» **WHAT YOU ARE ASKED TO DO**
Reproduce the material below line by line, beginning with its first line and ending with the line that contains "zeroline=False, automargin=False)"; leave out pictures.

——————————

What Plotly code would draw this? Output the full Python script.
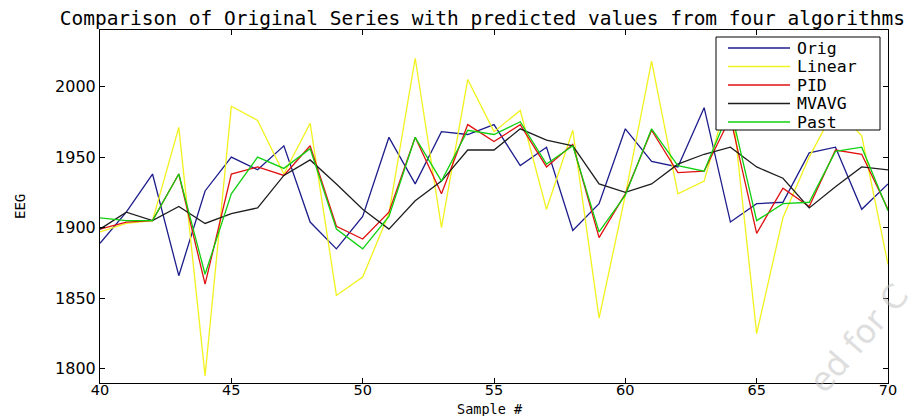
import plotly.graph_objects as go

samples = [40, 41, 42, 43, 44, 45, 46, 47, 48, 49, 50, 51, 52, 53, 54, 55,
           56, 57, 58, 59, 60, 61, 62, 63, 64, 65, 66, 67, 68, 69, 70]

orig = [1889, 1911, 1938, 1866, 1926, 1950, 1941, 1958, 1904, 1885, 1908, 1964, 1931, 1968, 1966, 1973,
        1944, 1957, 1898, 1917, 1970, 1947, 1943, 1985, 1904, 1917, 1918, 1953, 1957, 1913, 1931]
linear = [1897, 1903, 1905, 1971, 1795, 1986, 1976, 1938, 1974, 1852, 1865, 1910, 2020, 1900, 2005, 1968,
          1983, 1913, 1969, 1836, 1923, 2018, 1924, 1933, 1998, 1825, 1907, 1950, 1985, 1965, 1874]
pid = [1899, 1904, 1905, 1938, 1860, 1938, 1943, 1937, 1958, 1901, 1892, 1911, 1964, 1924, 1973, 1961,
       1973, 1943, 1959, 1893, 1924, 1969, 1939, 1940, 1978, 1896, 1928, 1915, 1955, 1952, 1913]
mvavg = [1899, 1911, 1905, 1915, 1903, 1910, 1914, 1937, 1948, 1931, 1913, 1899, 1919, 1933, 1955, 1955,
         1970, 1962, 1958, 1931, 1925, 1931, 1945, 1952, 1957, 1943, 1935, 1914, 1929, 1943, 1941]
past = [1907, 1905, 1905, 1938, 1867, 1924, 1950, 1942, 1956, 1899, 1885, 1908, 1964, 1933, 1969, 1966,
        1975, 1945, 1958, 1897, 1923, 1970, 1944, 1940, 1985, 1905, 1917, 1918, 1954, 1957, 1912]

x_ticks = [40, 45, 50, 55, 60, 65, 70]
y_ticks = [1800, 1850, 1900, 1950, 2000]

series = [
    ("Orig", orig, "#1c1c8c"),
    ("Linear", linear, "#f2f21e"),
    ("PID", pid, "#e01010"),
    ("MVAVG", mvavg, "#1e1e1e"),
    ("Past", past, "#10d010"),
]

MONO = "DejaVu Sans Mono"
SANS = "DejaVu Sans"

# plot area in pixels: left 100, right 888, top 30, bottom 383
L, R, T, B = 100, 888, 30, 383
W, H = R - L, B - T


def px(xp):
    return (xp - L) / W


def py(yp):
    return (B - yp) / H


fig = go.Figure()
for name, vals, col in series:
    fig.add_trace(go.Scatter(x=samples, y=vals, mode="lines", name=name,
                             line=dict(color=col, width=1.3), showlegend=False))

axis_common = dict(showline=True, linecolor="black", linewidth=1, mirror="ticks",
                   ticks="inside", ticklen=5, tickcolor="black", showgrid=False,
                   zeroline=False, automargin=False)

fig.update_layout(
    width=924, height=416,
    margin=dict(l=L, r=924 - R, t=T, b=416 - B),
    paper_bgcolor="white", plot_bgcolor="white",
    title=dict(text="Comparison of Original Series with predicted values from four algorithms",
               x=0.522, xanchor="center", y=0.957, yanchor="middle",
               font=dict(family=MONO, size=19.5, color="black")),
    xaxis=dict(range=[40, 70], tickvals=x_ticks, ticklabelstandoff=-6,
               tickfont=dict(family=SANS, size=14.5, color="black"), **axis_common),
    yaxis=dict(range=[1790, 2040], tickvals=y_ticks,
               tickfont=dict(family=SANS, size=16, color="black"), **axis_common),
    showlegend=False,
)

# axis titles
fig.add_annotation(text="Sample #", xref="paper", yref="paper", x=px(490), y=py(409),
                   xanchor="center", yanchor="middle", showarrow=False, borderpad=0,
                   font=dict(family=MONO, size=13.5, color="black"))
fig.add_annotation(text="EEG", xref="paper", yref="paper", x=px(20), y=py(207),
                   xanchor="center", yanchor="middle", showarrow=False, textangle=-90,
                   font=dict(family=MONO, size=14, color="black"))

# legend box (Matlab style)
fig.add_shape(type="rect", xref="paper", yref="paper",
              x0=px(716), x1=px(880), y0=py(130), y1=py(37),
              line=dict(color="black", width=1), fillcolor="white", layer="above")
row_y = [48, 66.5, 85, 103.5, 122]
for (name, vals, col), ry in zip(series, row_y):
    fig.add_shape(type="line", xref="paper", yref="paper",
                  x0=px(728), x1=px(790), y0=py(ry), y1=py(ry),
                  line=dict(color=col, width=1.3), layer="above")
    fig.add_annotation(text=name, xref="paper", yref="paper", x=px(796), y=py(ry),
                       xanchor="left", yanchor="middle", showarrow=False, borderpad=0,
                       font=dict(family=MONO, size=16.5, color="black"))

# faint watermark fragment
fig.add_annotation(text="ed for C", xref="paper", yref="paper", x=1.037, y=-0.053,
                   showarrow=False, textangle=-49, borderpad=0,
                   font=dict(family=SANS, size=33, color="rgba(190,190,190,0.5)"))

fig.write_html("out.html")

——————————

» **RESULT OF THIS EXERCISE**
What Plotly code would draw this? Output the full Python script.
import plotly.graph_objects as go

samples = [40, 41, 42, 43, 44, 45, 46, 47, 48, 49, 50, 51, 52, 53, 54, 55,
           56, 57, 58, 59, 60, 61, 62, 63, 64, 65, 66, 67, 68, 69, 70]

orig = [1889, 1911, 1938, 1866, 1926, 1950, 1941, 1958, 1904, 1885, 1908, 1964, 1931, 1968, 1966, 1973,
        1944, 1957, 1898, 1917, 1970, 1947, 1943, 1985, 1904, 1917, 1918, 1953, 1957, 1913, 1931]
linear = [1897, 1903, 1905, 1971, 1795, 1986, 1976, 1938, 1974, 1852, 1865, 1910, 2020, 1900, 2005, 1968,
          1983, 1913, 1969, 1836, 1923, 2018, 1924, 1933, 1998, 1825, 1907, 1950, 1985, 1965, 1874]
pid = [1899, 1904, 1905, 1938, 1860, 1938, 1943, 1937, 1958, 1901, 1892, 1911, 1964, 1924, 1973, 1961,
       1973, 1943, 1959, 1893, 1924, 1969, 1939, 1940, 1978, 1896, 1928, 1915, 1955, 1952, 1913]
mvavg = [1899, 1911, 1905, 1915, 1903, 1910, 1914, 1937, 1948, 1931, 1913, 1899, 1919, 1933, 1955, 1955,
         1970, 1962, 1958, 1931, 1925, 1931, 1945, 1952, 1957, 1943, 1935, 1914, 1929, 1943, 1941]
past = [1907, 1905, 1905, 1938, 1867, 1924, 1950, 1942, 1956, 1899, 1885, 1908, 1964, 1933, 1969, 1966,
        1975, 1945, 1958, 1897, 1923, 1970, 1944, 1940, 1985, 1905, 1917, 1918, 1954, 1957, 1912]

x_ticks = [40, 45, 50, 55, 60, 65, 70]
y_ticks = [1800, 1850, 1900, 1950, 2000]

series = [
    ("Orig", orig, "#1c1c8c"),
    ("Linear", linear, "#f2f21e"),
    ("PID", pid, "#e01010"),
    ("MVAVG", mvavg, "#1e1e1e"),
    ("Past", past, "#10d010"),
]

MONO = "DejaVu Sans Mono"
SANS = "DejaVu Sans"

# plot area in pixels: left 100, right 888, top 30, bottom 383
L, R, T, B = 100, 888, 30, 383
W, H = R - L, B - T


def px(xp):
    return (xp - L) / W


def py(yp):
    return (B - yp) / H


fig = go.Figure()
for name, vals, col in series:
    fig.add_trace(go.Scatter(x=samples, y=vals, mode="lines", name=name,
                             line=dict(color=col, width=1.3), showlegend=False))

axis_common = dict(showline=True, linecolor="black", linewidth=1, mirror="ticks",
                   ticks="inside", ticklen=5, tickcolor="black", showgrid=False,
                   zeroline=False, automargin=False)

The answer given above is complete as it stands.